╭──

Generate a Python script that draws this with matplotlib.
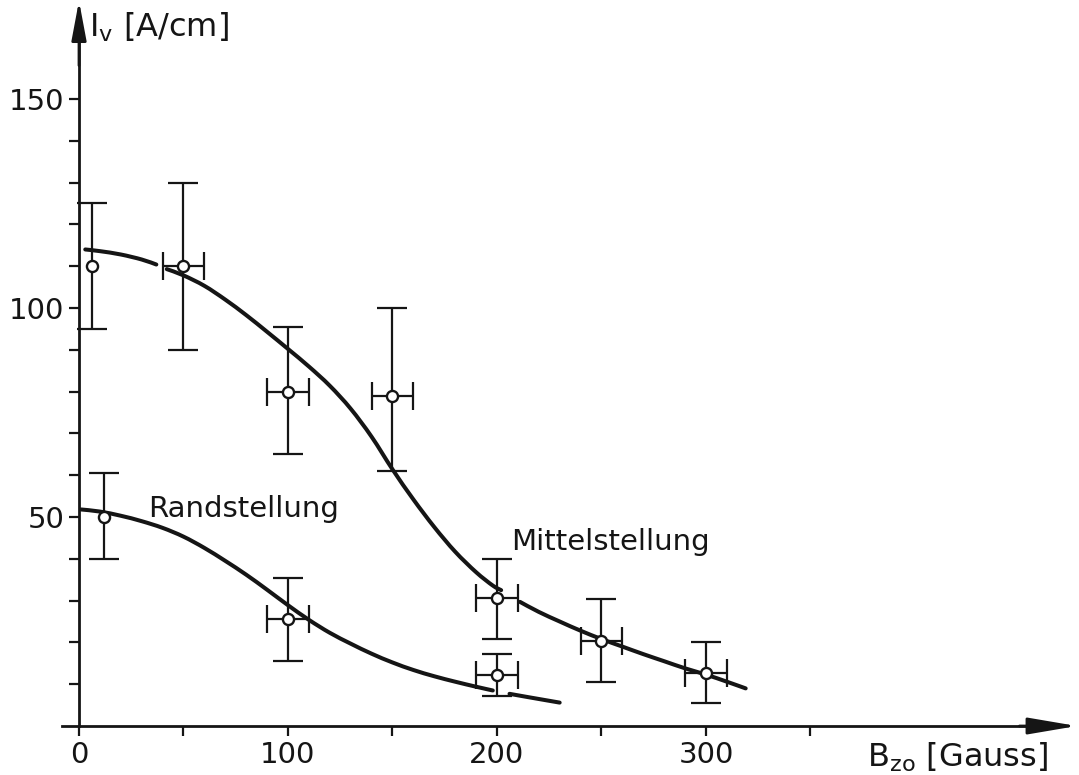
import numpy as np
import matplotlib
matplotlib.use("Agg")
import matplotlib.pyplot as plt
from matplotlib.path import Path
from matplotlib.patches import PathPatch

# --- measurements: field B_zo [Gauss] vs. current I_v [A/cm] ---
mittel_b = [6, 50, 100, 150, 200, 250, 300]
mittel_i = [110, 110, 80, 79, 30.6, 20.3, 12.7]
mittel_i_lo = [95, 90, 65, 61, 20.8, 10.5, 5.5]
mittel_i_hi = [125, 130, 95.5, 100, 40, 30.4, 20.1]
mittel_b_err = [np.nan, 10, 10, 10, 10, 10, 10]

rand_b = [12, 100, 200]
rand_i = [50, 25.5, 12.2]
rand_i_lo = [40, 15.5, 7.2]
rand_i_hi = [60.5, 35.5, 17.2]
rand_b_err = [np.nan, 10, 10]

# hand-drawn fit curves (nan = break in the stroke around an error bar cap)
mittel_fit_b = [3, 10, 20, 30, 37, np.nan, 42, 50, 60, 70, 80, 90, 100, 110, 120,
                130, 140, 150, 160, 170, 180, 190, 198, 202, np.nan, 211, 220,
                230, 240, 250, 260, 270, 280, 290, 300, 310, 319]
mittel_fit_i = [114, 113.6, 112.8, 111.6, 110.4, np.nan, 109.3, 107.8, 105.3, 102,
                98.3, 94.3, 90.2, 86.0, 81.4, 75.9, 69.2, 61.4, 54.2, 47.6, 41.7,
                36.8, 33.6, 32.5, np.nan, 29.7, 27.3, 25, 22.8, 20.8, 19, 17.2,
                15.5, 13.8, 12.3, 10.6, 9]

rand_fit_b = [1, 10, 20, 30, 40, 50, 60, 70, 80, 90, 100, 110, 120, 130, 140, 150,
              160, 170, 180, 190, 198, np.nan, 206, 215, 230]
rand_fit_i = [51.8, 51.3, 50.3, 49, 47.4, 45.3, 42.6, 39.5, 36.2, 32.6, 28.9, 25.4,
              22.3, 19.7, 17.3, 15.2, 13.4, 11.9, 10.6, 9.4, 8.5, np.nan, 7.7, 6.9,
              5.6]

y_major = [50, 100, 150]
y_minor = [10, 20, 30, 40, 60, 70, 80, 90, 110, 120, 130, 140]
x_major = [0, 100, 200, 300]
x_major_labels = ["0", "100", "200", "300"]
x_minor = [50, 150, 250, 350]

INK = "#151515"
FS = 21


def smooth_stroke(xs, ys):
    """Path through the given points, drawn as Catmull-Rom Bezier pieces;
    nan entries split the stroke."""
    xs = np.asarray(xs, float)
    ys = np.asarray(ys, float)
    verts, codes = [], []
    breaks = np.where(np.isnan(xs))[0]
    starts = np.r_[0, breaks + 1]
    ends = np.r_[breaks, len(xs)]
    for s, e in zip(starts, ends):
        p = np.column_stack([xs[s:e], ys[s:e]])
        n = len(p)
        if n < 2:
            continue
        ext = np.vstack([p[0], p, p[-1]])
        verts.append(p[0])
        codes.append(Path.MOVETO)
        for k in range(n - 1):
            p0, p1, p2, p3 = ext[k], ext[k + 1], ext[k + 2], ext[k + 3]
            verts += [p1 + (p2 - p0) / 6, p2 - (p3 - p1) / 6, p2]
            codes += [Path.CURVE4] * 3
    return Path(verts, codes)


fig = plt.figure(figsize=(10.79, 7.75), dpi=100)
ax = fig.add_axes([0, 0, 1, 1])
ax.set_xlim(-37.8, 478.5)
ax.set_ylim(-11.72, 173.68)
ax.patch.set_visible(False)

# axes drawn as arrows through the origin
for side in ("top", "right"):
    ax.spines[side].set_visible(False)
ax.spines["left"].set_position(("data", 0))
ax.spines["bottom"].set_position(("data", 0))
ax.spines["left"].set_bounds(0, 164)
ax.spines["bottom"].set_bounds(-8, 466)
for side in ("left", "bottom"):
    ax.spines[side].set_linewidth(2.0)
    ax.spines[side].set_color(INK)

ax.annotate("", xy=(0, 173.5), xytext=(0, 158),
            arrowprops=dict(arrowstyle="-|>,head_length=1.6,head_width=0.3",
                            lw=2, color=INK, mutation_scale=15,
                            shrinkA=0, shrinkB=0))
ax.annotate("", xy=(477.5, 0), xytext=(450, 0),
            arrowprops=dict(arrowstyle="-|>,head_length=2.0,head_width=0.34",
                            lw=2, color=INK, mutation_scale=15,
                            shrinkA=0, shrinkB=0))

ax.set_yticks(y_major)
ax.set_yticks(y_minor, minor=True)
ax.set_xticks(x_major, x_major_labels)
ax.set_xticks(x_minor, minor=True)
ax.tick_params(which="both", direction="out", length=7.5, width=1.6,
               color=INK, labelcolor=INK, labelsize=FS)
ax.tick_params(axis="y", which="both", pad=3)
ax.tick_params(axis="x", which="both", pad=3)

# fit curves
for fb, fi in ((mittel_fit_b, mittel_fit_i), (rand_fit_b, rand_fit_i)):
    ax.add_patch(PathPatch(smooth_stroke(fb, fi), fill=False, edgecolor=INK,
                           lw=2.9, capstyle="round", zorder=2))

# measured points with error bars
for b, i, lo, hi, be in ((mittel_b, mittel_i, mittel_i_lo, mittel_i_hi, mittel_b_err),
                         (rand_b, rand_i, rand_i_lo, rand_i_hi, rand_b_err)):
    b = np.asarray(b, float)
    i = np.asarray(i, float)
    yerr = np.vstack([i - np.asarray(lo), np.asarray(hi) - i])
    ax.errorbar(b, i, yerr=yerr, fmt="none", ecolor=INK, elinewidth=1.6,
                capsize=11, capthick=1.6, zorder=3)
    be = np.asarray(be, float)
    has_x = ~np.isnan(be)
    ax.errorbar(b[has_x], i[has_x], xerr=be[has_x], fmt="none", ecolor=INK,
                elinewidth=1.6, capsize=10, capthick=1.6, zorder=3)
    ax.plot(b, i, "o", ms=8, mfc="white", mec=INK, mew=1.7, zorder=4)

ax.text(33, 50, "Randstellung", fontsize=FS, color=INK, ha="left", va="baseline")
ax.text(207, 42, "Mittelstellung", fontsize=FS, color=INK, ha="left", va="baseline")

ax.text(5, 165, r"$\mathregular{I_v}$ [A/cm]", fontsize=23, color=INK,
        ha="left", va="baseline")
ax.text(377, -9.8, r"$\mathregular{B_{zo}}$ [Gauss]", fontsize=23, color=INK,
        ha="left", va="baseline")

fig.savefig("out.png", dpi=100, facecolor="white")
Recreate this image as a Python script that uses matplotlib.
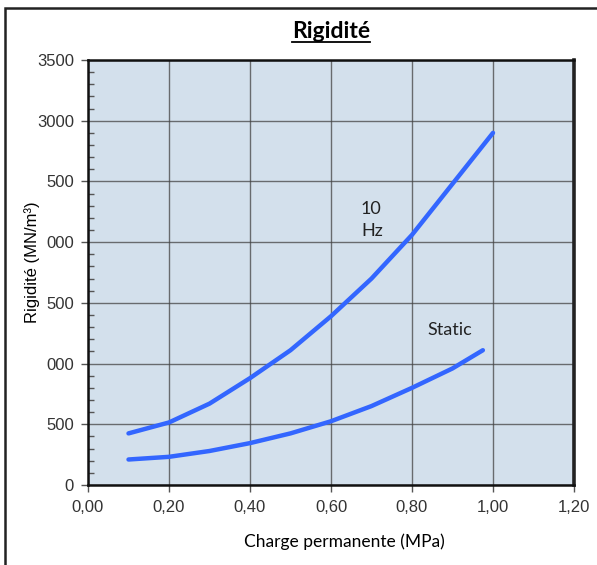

╰──

■ **Exercise**: Please give again the entries word for word, starting at the first line and ending with the line that contains "15.5, 13.8, 12.3, 10.6, 9]"; include both of those lines but none of the pictures.

■ **Reply**:
Generate a Python script that draws this with matplotlib.
import numpy as np
import matplotlib
matplotlib.use("Agg")
import matplotlib.pyplot as plt
from matplotlib.path import Path
from matplotlib.patches import PathPatch

# --- measurements: field B_zo [Gauss] vs. current I_v [A/cm] ---
mittel_b = [6, 50, 100, 150, 200, 250, 300]
mittel_i = [110, 110, 80, 79, 30.6, 20.3, 12.7]
mittel_i_lo = [95, 90, 65, 61, 20.8, 10.5, 5.5]
mittel_i_hi = [125, 130, 95.5, 100, 40, 30.4, 20.1]
mittel_b_err = [np.nan, 10, 10, 10, 10, 10, 10]

rand_b = [12, 100, 200]
rand_i = [50, 25.5, 12.2]
rand_i_lo = [40, 15.5, 7.2]
rand_i_hi = [60.5, 35.5, 17.2]
rand_b_err = [np.nan, 10, 10]

# hand-drawn fit curves (nan = break in the stroke around an error bar cap)
mittel_fit_b = [3, 10, 20, 30, 37, np.nan, 42, 50, 60, 70, 80, 90, 100, 110, 120,
                130, 140, 150, 160, 170, 180, 190, 198, 202, np.nan, 211, 220,
                230, 240, 250, 260, 270, 280, 290, 300, 310, 319]
mittel_fit_i = [114, 113.6, 112.8, 111.6, 110.4, np.nan, 109.3, 107.8, 105.3, 102,
                98.3, 94.3, 90.2, 86.0, 81.4, 75.9, 69.2, 61.4, 54.2, 47.6, 41.7,
                36.8, 33.6, 32.5, np.nan, 29.7, 27.3, 25, 22.8, 20.8, 19, 17.2,
                15.5, 13.8, 12.3, 10.6, 9]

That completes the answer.